London, July 9 (IANS) With a surge in global warming, extreme sea levels that are expected to happen on average once every 100 years could, now occur every decade or even every year by 2050, a study cautioned.
The findings showed that densely populated coastal regions of the US and large parts of Australia and Europe, including the UK, may be particularly at risk from these future extreme sea levels.
The phenomenon is expected to occur more frequently as rising waters combine with high tides and storm surges to potentially devastating effect leading to coastal flooding and erosion, the researchers explained in the paper published in the journal Nature Communications.
“Our study has shown that extreme sea levels will increase dramatically in coming decades. It is therefore vital we continue to invest in defences, forecasting and monitoring,” said Robert Nicholls, professor at University of Southampton in Britain.
As sea levels continue to rise because of global warming, much less intense and far more frequent moderate storms could cause as much damage to vulnerable coastal communities in the future as currently only occurs during rare extreme storms.
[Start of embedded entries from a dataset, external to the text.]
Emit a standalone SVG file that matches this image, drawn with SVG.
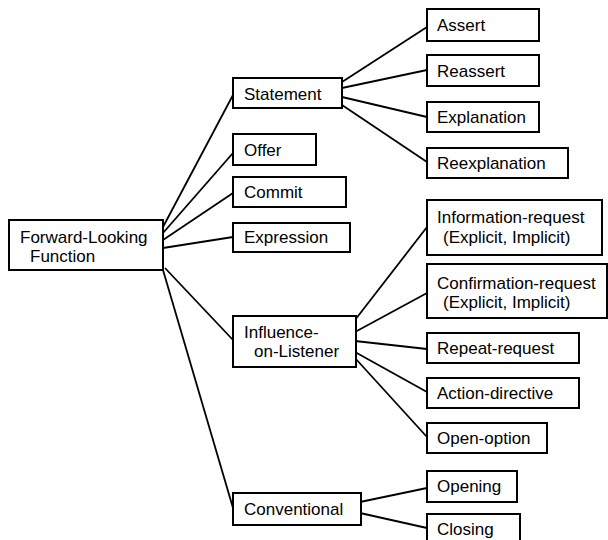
<svg xmlns="http://www.w3.org/2000/svg" width="608" height="540" viewBox="0 0 608 540">
<style>
rect{fill:#fff;stroke:#000;stroke-width:2}
text{font-family:"Liberation Sans",Arial,sans-serif;font-size:17px;fill:#000}
#connectors line{stroke:#000;stroke-width:1.8}
</style>
<rect x="0" y="0" width="608" height="540" style="stroke:none"/>
<g id="connectors">
<line x1="163" y1="227" x2="233" y2="95"/>
<line x1="163" y1="233" x2="233" y2="153"/>
<line x1="163" y1="240" x2="233" y2="193"/>
<line x1="163" y1="248" x2="233" y2="237"/>
<line x1="165" y1="268" x2="233" y2="340"/>
<line x1="163" y1="270" x2="233" y2="508"/>
<line x1="342" y1="82" x2="427" y2="27"/>
<line x1="342" y1="88" x2="427" y2="70"/>
<line x1="342" y1="97" x2="427" y2="117"/>
<line x1="342" y1="105" x2="427" y2="162"/>
<line x1="355" y1="320" x2="427" y2="227"/>
<line x1="355" y1="332" x2="427" y2="293"/>
<line x1="355" y1="341" x2="427" y2="349"/>
<line x1="355" y1="352" x2="427" y2="392"/>
<line x1="355" y1="358" x2="427" y2="437"/>
<line x1="360" y1="502" x2="427" y2="488"/>
<line x1="360" y1="513" x2="427" y2="528"/>
</g>
<g id="root"><rect x="9" y="220" width="154" height="50"/><text x="20" y="243">Forward-Looking</text><text x="30" y="262">Function</text></g>
<g id="statement"><rect x="233" y="78" width="109" height="30"/><text x="244" y="100">Statement</text></g>
<g id="offer"><rect x="233" y="134" width="83" height="31"/><text x="244" y="156">Offer</text></g>
<g id="commit"><rect x="233" y="177" width="113" height="30"/><text x="244" y="198">Commit</text></g>
<g id="expression"><rect x="233" y="223" width="117" height="29"/><text x="244" y="243">Expression</text></g>
<g id="influence"><rect x="233" y="316" width="123" height="51"/><text x="244" y="338">Influence-</text><text x="254" y="357">on-Listener</text></g>
<g id="conventional"><rect x="233" y="493" width="128" height="32"/><text x="244" y="515">Conventional</text></g>
<g id="assert"><rect x="427" y="9" width="112" height="32"/><text x="437" y="31">Assert</text></g>
<g id="reassert"><rect x="427" y="55" width="112" height="31"/><text x="437" y="77">Reassert</text></g>
<g id="explanation"><rect x="427" y="102" width="112" height="30"/><text x="437" y="123">Explanation</text></g>
<g id="reexplanation"><rect x="427" y="148" width="141" height="30"/><text x="437" y="169">Reexplanation</text></g>
<g id="information-request"><rect x="427" y="200" width="175" height="55"/><text x="437" y="223">Information-request</text><text x="443" y="243">(Explicit, Implicit)</text></g>
<g id="confirmation-request"><rect x="427" y="264" width="180" height="54"/><text x="437" y="289">Confirmation-request</text><text x="443" y="308">(Explicit, Implicit)</text></g>
<g id="repeat-request"><rect x="427" y="333" width="152" height="30"/><text x="437" y="354">Repeat-request</text></g>
<g id="action-directive"><rect x="427" y="378" width="152" height="30"/><text x="437" y="399">Action-directive</text></g>
<g id="open-option"><rect x="427" y="423" width="120" height="30"/><text x="437" y="444">Open-option</text></g>
<g id="opening"><rect x="427" y="471" width="90" height="31"/><text x="437" y="492">Opening</text></g>
<g id="closing"><rect x="427" y="514" width="93" height="32"/><text x="437" y="535">Closing</text></g>
</svg>
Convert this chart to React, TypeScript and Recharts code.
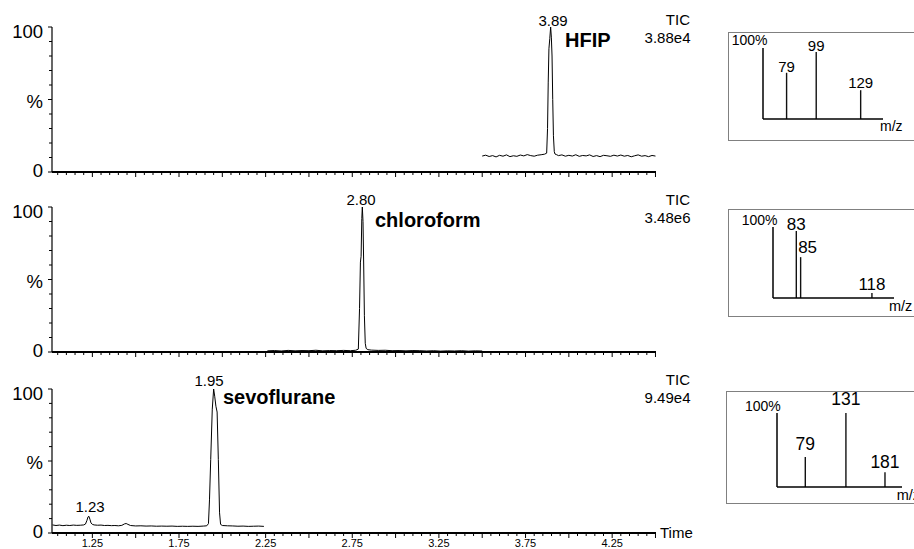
import React from 'react';
import { LineChart, Line, XAxis, YAxis, ComposedChart, Bar, LabelList, ReferenceLine } from 'recharts';

const FONT = '"Liberation Sans", Arial, sans-serif';

// chromatogram traces (time in min, intensity in %)
const hfipTime = [
  3.5, 3.52, 3.54, 3.56, 3.58, 3.6, 3.62, 3.64, 3.66, 3.68, 3.7, 3.72, 3.74, 3.76, 3.78, 3.8, 3.82, 3.84, 3.86,
  3.872, 3.877, 3.881, 3.885, 3.89, 3.895, 3.899, 3.903, 3.907, 3.911, 3.916, 3.92, 3.93, 3.94, 3.96, 3.98, 4.0,
  4.02, 4.04, 4.06, 4.08, 4.1, 4.12, 4.14, 4.16, 4.18, 4.2, 4.22, 4.24, 4.26, 4.28, 4.3, 4.32, 4.34, 4.36, 4.38,
  4.4, 4.42, 4.44, 4.46, 4.48, 4.5,
];
const hfipInt = [
  11.0, 11.6, 10.7, 11.3, 10.4, 11.5, 10.9, 11.8, 10.6, 11.2, 10.8, 11.7, 11.1, 12.0, 11.3, 10.9, 11.6, 11.9, 12.3,
  13, 30, 62, 85, 92, 100, 93, 80, 50, 25, 14, 12.4, 11.9, 11.3, 11.8, 10.9, 11.5,
  11.0, 11.9, 10.8, 11.4, 11.1, 11.8, 10.7, 11.3, 10.6, 11.5, 11.2, 10.8, 11.6, 11.0, 11.7, 10.9, 11.4, 10.5, 11.2,
  11.8, 10.9, 11.3, 10.6, 11.4, 11.0,
];

const chloroTime = [
  2.26, 2.3, 2.34, 2.38, 2.42, 2.46, 2.5, 2.54, 2.58, 2.62, 2.66, 2.7, 2.74, 2.77, 2.785, 2.792, 2.797, 2.801,
  2.805, 2.808, 2.812, 2.816, 2.82, 2.825, 2.83, 2.84, 2.86, 2.9, 2.94, 2.98, 3.02, 3.06, 3.1, 3.14, 3.18, 3.22,
  3.26, 3.3, 3.34, 3.38, 3.42, 3.46, 3.5,
];
const chloroInt = [
  0.8, 1.0, 0.7, 1.1, 0.8, 1.0, 0.9, 1.2, 0.8, 1.0, 0.9, 1.1, 0.9, 1.2, 2, 30, 62, 66,
  92, 100, 90, 60, 25, 6, 2.5, 1.6, 1.3, 1.1, 1.2, 0.9, 1.0, 0.8, 1.0, 0.9, 0.7, 0.9,
  0.6, 0.8, 0.7, 0.9, 0.6, 0.8, 0.7,
];

const sevoTime = [
  1.02, 1.04, 1.06, 1.08, 1.1, 1.12, 1.14, 1.16, 1.18, 1.2, 1.21, 1.218, 1.225, 1.23, 1.236, 1.242, 1.25, 1.26,
  1.28, 1.3, 1.32, 1.34, 1.36, 1.38, 1.4, 1.42, 1.435, 1.445, 1.455, 1.47, 1.5, 1.53, 1.56, 1.59, 1.62, 1.65,
  1.68, 1.71, 1.74, 1.77, 1.8, 1.83, 1.86, 1.89, 1.91, 1.92, 1.926, 1.933, 1.942, 1.95, 1.956, 1.963, 1.97,
  1.977, 1.984, 1.99, 2.0, 2.03, 2.06, 2.09, 2.12, 2.15, 2.18, 2.21, 2.24,
];
const sevoInt = [
  5.6, 5.2, 5.5, 5.1, 5.4, 5.2, 5.5, 5.3, 5.4, 5.6, 6.2, 8.5, 11.2, 11.6, 9.5, 7.0, 6.0, 5.6,
  5.4, 5.5, 5.2, 5.3, 5.1, 5.2, 5.0, 5.3, 6.3, 6.6, 6.0, 5.2, 4.9, 5.0, 4.8, 4.9, 4.7, 4.8,
  4.7, 4.8, 4.6, 4.7, 4.6, 4.7, 4.6, 4.8, 5.0, 6.5, 23, 51, 86, 100, 95, 88, 84,
  51, 14, 6.0, 5.2, 5.0, 4.9, 4.7, 4.8, 4.6, 4.7, 4.8, 4.6,
];

const xTickLabels = ['1.25', '1.75', '2.25', '2.75', '3.25', '3.75', '4.25'];
const yTicks = [0, 10, 20, 30, 40, 50, 60, 70, 80, 90, 100];
const yTickLabels: Record<number, string> = { 0: '0', 50: '%', 100: '100' };

// mass spectra insets
const ms1Mz = [79, 99, 129];
const ms1Ab = [69, 100, 43];
const ms1Labels = ['79', '99', '129'];

const ms2Mz = [83, 85, 118];
const ms2Ab = [100, 61, 7.5];
const ms2Labels = ['83', '85', '118'];

const ms3Mz = [79, 131, 181];
const ms3Ab = [40.5, 100, 20];
const ms3Labels = ['79', '131', '181'];

// minor ticks every 0.05 min on the time axis
const xTicks: number[] = [];
for (let i = 21; i <= 90; i++) xTicks.push(Math.round(i * 5) / 100);

const XTick = (props: any) => {
  const { x, y, payload, showLabels } = props;
  const v = payload.value;
  const major = Math.abs(v * 4 - Math.round(v * 4)) < 1e-6;
  const lbl = v.toFixed(2);
  return (
    <g>
      <line x1={x} y1={y} x2={x} y2={y + (major ? 5 : 3)} stroke="#000" strokeWidth={1} />
      {showLabels && xTickLabels.includes(lbl) && (
        <text x={x} y={y + 13.5} textAnchor="middle" fontSize={11} fontFamily={FONT} fill="#000">
          {lbl}
        </text>
      )}
    </g>
  );
};

const yLabelDy: Record<number, number> = { 0: 4.9, 50: 8.2, 100: 11.4 };

const YTick = (props: any) => {
  const { x, y, payload } = props;
  const v = payload.value;
  const major = v % 50 === 0;
  return (
    <g>
      <line x1={x - (major ? 4 : 3)} y1={y} x2={x} y2={y} stroke="#000" strokeWidth={1} />
      {yTickLabels[v] && (
        <text x={x - 9} y={y + yLabelDy[v]} textAnchor="end" fontSize={18.5} fontFamily={FONT} fill="#000">
          {yTickLabels[v]}
        </text>
      )}
    </g>
  );
};

function Chromatogram({ time, vals, top, bottom, showLabels }: any) {
  const data = time.map((t: number, i: number) => ({ t, v: vals[i] }));
  const h = bottom - top;
  return (
    <div style={{ position: 'absolute', left: 0, top: top - 20 }}>
      <LineChart width={914} height={h + 50} data={data} margin={{ top: 20, right: 258, bottom: 0, left: 0 }}>
        <XAxis
          type="number"
          dataKey="t"
          domain={[1.017, 4.503]}
          ticks={xTicks}
          interval={0}
          tickSize={0}
          tickMargin={0}
          tickLine={false}
          height={30}
          allowDataOverflow
          axisLine={{ stroke: '#000', strokeWidth: 2 }}
          tick={(p: any) => <XTick {...p} showLabels={showLabels} />}
        />
        <YAxis
          type="number"
          domain={[0, 100]}
          ticks={yTicks}
          interval={0}
          width={52}
          tickSize={0}
          tickMargin={0}
          tickLine={false}
          allowDataOverflow
          axisLine={{ stroke: '#000', strokeWidth: 1.2 }}
          tick={(p: any) => <YTick {...p} />}
        />
        <Line type="linear" dataKey="v" stroke="#000" strokeWidth={1} dot={false} isAnimationActive={false} />
      </LineChart>
    </div>
  );
}

function Spectrum({ mz, ab, labels, domain, yMax, axisX, axisTop, axisBase, axisEnd, fontSize, lift, shift }: any) {
  const data = mz.map((m: number, i: number) => ({ mz: m, ab: ab[i], label: labels[i] }));
  const renderLabel = (p: any) => {
    const { x, y, width, value, index } = p;
    return (
      <text
        x={x + width / 2 + (shift[index] || 0)}
        y={y - lift[index]}
        textAnchor="middle"
        fontSize={fontSize}
        fontFamily={FONT}
        fill="#000"
      >
        {value}
      </text>
    );
  };
  return (
    <div style={{ position: 'absolute', left: axisX - 6, top: axisTop - 30 }}>
      <ComposedChart
        width={axisEnd - axisX + 12}
        height={axisBase - axisTop + 36}
        data={data}
        margin={{ top: 30, right: 6, bottom: 6, left: 6 }}
      >
        <XAxis type="number" dataKey="mz" domain={domain} hide allowDataOverflow />
        <YAxis type="number" domain={[0, yMax]} hide allowDataOverflow />
        <ReferenceLine y={0} stroke="#000" strokeWidth={1.5} ifOverflow="visible" />
        <ReferenceLine x={domain[0]} stroke="#000" strokeWidth={1.5} ifOverflow="visible" />
        <Bar dataKey="ab" fill="#111" barSize={1.4} isAnimationActive={false}>
          <LabelList dataKey="label" content={renderLabel} />
        </Bar>
      </ComposedChart>
    </div>
  );
}

const boxStyle = (left: number, top: number, height: number): React.CSSProperties => ({
  position: 'absolute',
  left,
  top,
  width: 220,
  height,
  border: '1.5px solid #808080',
  boxSizing: 'border-box',
});

export default function App() {
  const t = (x: number, y: number, s: string, size: number, anchor = 'start', bold = false) => (
    <text x={x} y={y} textAnchor={anchor} fontSize={size} fontWeight={bold ? 700 : 400} fontFamily={FONT} fill="#000">
      {s}
    </text>
  );
  return (
    <div
      style={{
        position: 'absolute',
        left: 0,
        top: 0,
        width: 914,
        height: 549,
        overflow: 'hidden',
        background: '#fff',
        fontFamily: FONT,
      }}
    >
      <Chromatogram time={hfipTime} vals={hfipInt} top={27} bottom={172} showLabels={false} />
      <Chromatogram time={chloroTime} vals={chloroInt} top={207} bottom={352} showLabels={false} />
      <Chromatogram time={sevoTime} vals={sevoInt} top={389} bottom={533} showLabels={true} />

      <div style={boxStyle(728, 32, 109)} />
      <div style={boxStyle(728, 209, 108)} />
      <div style={boxStyle(726, 391, 113)} />

      <Spectrum
        mz={ms1Mz} ab={ms1Ab} labels={ms1Labels} domain={[63, 144]} yMax={106}
        axisX={763} axisTop={48} axisBase={119} axisEnd={883} fontSize={15}
        lift={[1, 1, 2]} shift={[0, 0, 0]}
      />
      <Spectrum
        mz={ms2Mz} ab={ms2Ab} labels={ms2Labels} domain={[72, 128]} yMax={106}
        axisX={773} axisTop={227} axisBase={298} axisEnd={894} fontSize={17}
        lift={[1, 3.7, 3]} shift={[0, 7, 0]}
      />
      <Spectrum
        mz={ms3Mz} ab={ms3Ab} labels={ms3Labels} domain={[43, 203]} yMax={100}
        axisX={777} axisTop={413} axisBase={487} axisEnd={902} fontSize={17.5}
        lift={[7, 8, 4.3]} shift={[0, 0, 0]}
      />

      <svg width={914} height={549} style={{ position: 'absolute', left: 0, top: 0, pointerEvents: 'none' }}>
        {t(553, 26, '3.89', 15, 'middle')}
        {t(565, 46.7, 'HFIP', 20, 'start', true)}
        {t(690, 25, 'TIC', 15, 'end')}
        {t(690.5, 43.3, '3.88e4', 15, 'end')}

        {t(361, 205, '2.80', 15, 'middle')}
        {t(375, 226.7, 'chloroform', 20, 'start', true)}
        {t(690, 205, 'TIC', 15, 'end')}
        {t(690.5, 223.3, '3.48e6', 15, 'end')}

        {t(209, 386, '1.95', 15, 'middle')}
        {t(223, 404, 'sevoflurane', 20, 'start', true)}
        {t(90, 512.3, '1.23', 15, 'middle')}
        {t(690, 385, 'TIC', 15, 'end')}
        {t(690.5, 402.7, '9.49e4', 15, 'end')}
        {t(660, 537.5, 'Time', 15)}

        {t(731.7, 45, '100%', 14)}
        {t(880, 131, 'm/z', 14)}
        {t(741.7, 225, '100%', 14)}
        {t(889, 311, 'm/z', 14.5)}
        {t(745, 410.7, '100%', 14)}
        {t(896.7, 500, 'm/z', 14.5)}
      </svg>
    </div>
  );
}
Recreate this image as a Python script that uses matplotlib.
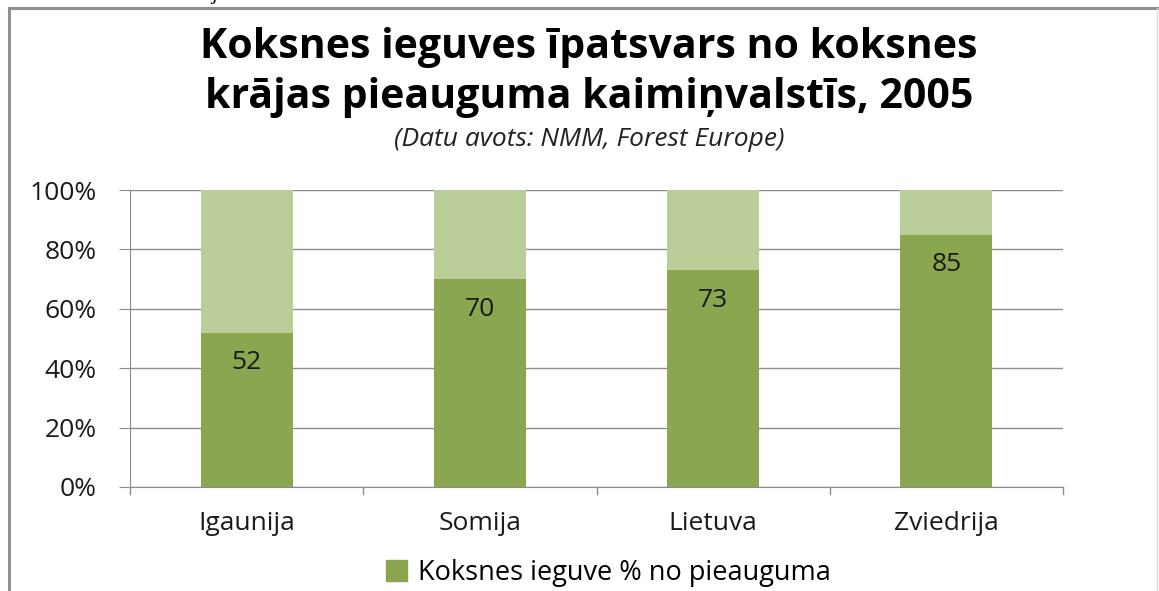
import matplotlib
matplotlib.use("Agg")
import matplotlib.pyplot as plt
from matplotlib.patches import Patch
from matplotlib.lines import Line2D

categories = ["Igaunija", "Somija", "Lietuva", "Zviedrija"]
harvest = [52, 70, 73, 85]
remainder = [100 - v for v in harvest]
yticks = [0, 20, 40, 60, 80, 100]
ytick_labels = ["0%", "20%", "40%", "60%", "80%", "100%"]

dark = "#8AA64E"
light = "#BBCE9A"
grid = "#8C8C8C"
font = ["Open Sans", "DejaVu Sans"]
fs = 19

W, H = 1159, 591
fig = plt.figure(figsize=(W / 100, H / 100), dpi=100)
fig.patch.set_facecolor("white")

# outer frame
fig.add_artist(Line2D([9 / W, 9 / W], [0, 1 - 8 / H], color="#8F8F8F", lw=2.2, transform=fig.transFigure))
fig.add_artist(Line2D([9 / W, 1], [1 - 8 / H, 1 - 8 / H], color="#8F8F8F", lw=2.2, transform=fig.transFigure))
fig.add_artist(Line2D([1157 / W, 1157 / W], [0, 1 - 8 / H], color="#DADADA", lw=1.0, transform=fig.transFigure))
fig.text(200 / W, 1 + 6 / H, "latvija", family="Liberation Serif", fontsize=16, ha="center", va="center")

ax = fig.add_axes([130 / W, 1 - 487 / H, (1063 - 130) / W, (487 - 190) / H])
x = list(range(len(categories)))
ax.bar(x, harvest, width=0.395, color=dark, zorder=3)
ax.bar(x, remainder, bottom=harvest, width=0.395, color=light, zorder=3)
for xi, v in zip(x, harvest):
    ax.annotate(str(v), (xi, v), xytext=(0, -30), textcoords="offset pixels",
                ha="center", va="center", fontsize=fs, family=font, color="#1a1a1a", zorder=4)

ax.set_xlim(-0.5, len(categories) - 0.5)
ax.set_ylim(0, 100)
ax.set_yticks(yticks)
ax.set_yticklabels(ytick_labels, family=font, fontsize=fs, color="#1a1a1a")
ax.set_xticks(x)
ax.set_xticklabels(categories, family=font, fontsize=fs, color="#1a1a1a")
ax.tick_params(axis="x", length=0, pad=17)
ax.tick_params(axis="y", length=8, color=grid, pad=16)
for b in range(len(categories) + 1):
    ax.add_line(Line2D([b - 0.5, b - 0.5], [0, -2.2], color=grid, lw=1, clip_on=False))
ax.yaxis.grid(True, color=grid, lw=1, zorder=0)
for s in ["top", "right"]:
    ax.spines[s].set_visible(False)
ax.spines["left"].set_color(grid)
ax.spines["bottom"].set_color(grid)

fig.text(0.508, 1 - 48 / H, "Koksnes ieguves īpatsvars no koksnes", ha="center", va="center",
         fontsize=29.5, fontweight="bold", family=font)
fig.text(0.508, 1 - 98 / H, "krājas pieauguma kaimiņvalstīs, 2005", ha="center", va="center",
         fontsize=29.5, fontweight="bold", family=font)
fig.text(0.508, 1 - 140 / H, "(Datu avots: NMM, Forest Europe)", ha="center", va="center",
         fontsize=19, style="italic", family=font, color="#222222")

fig.legend(handles=[Patch(color=dark, label="Koksnes ieguve % no pieauguma")],
           loc="center", bbox_to_anchor=(0.525, 1 - 573 / H), frameon=False,
           prop={"family": font, "size": 19.5}, handlelength=0.8, handleheight=0.8, handletextpad=0.4)

fig.savefig("out.png", dpi=100)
Thus, vulnerable communities can protect themselves by creating or upgrading infrastructure such as dykes, pumping systems and barriers.
In addition, new building regulations or flood zones to prevent new infrastructure from being built in high-risk areas could also help mitigate the effects of future extreme sea levels, the researchers suggested.
For the study, the team used a representative sample of 20 different statistical methods for predicting extreme sea levels.
“Our new results improve our confidence in what extreme sea levels might look like in coming decades and helps us to identify hotspot areas of major concern, where significant upgrades to flood protection and other measures are urgently needed,” noted Ivan Haigh, associate professor at University of Southampton.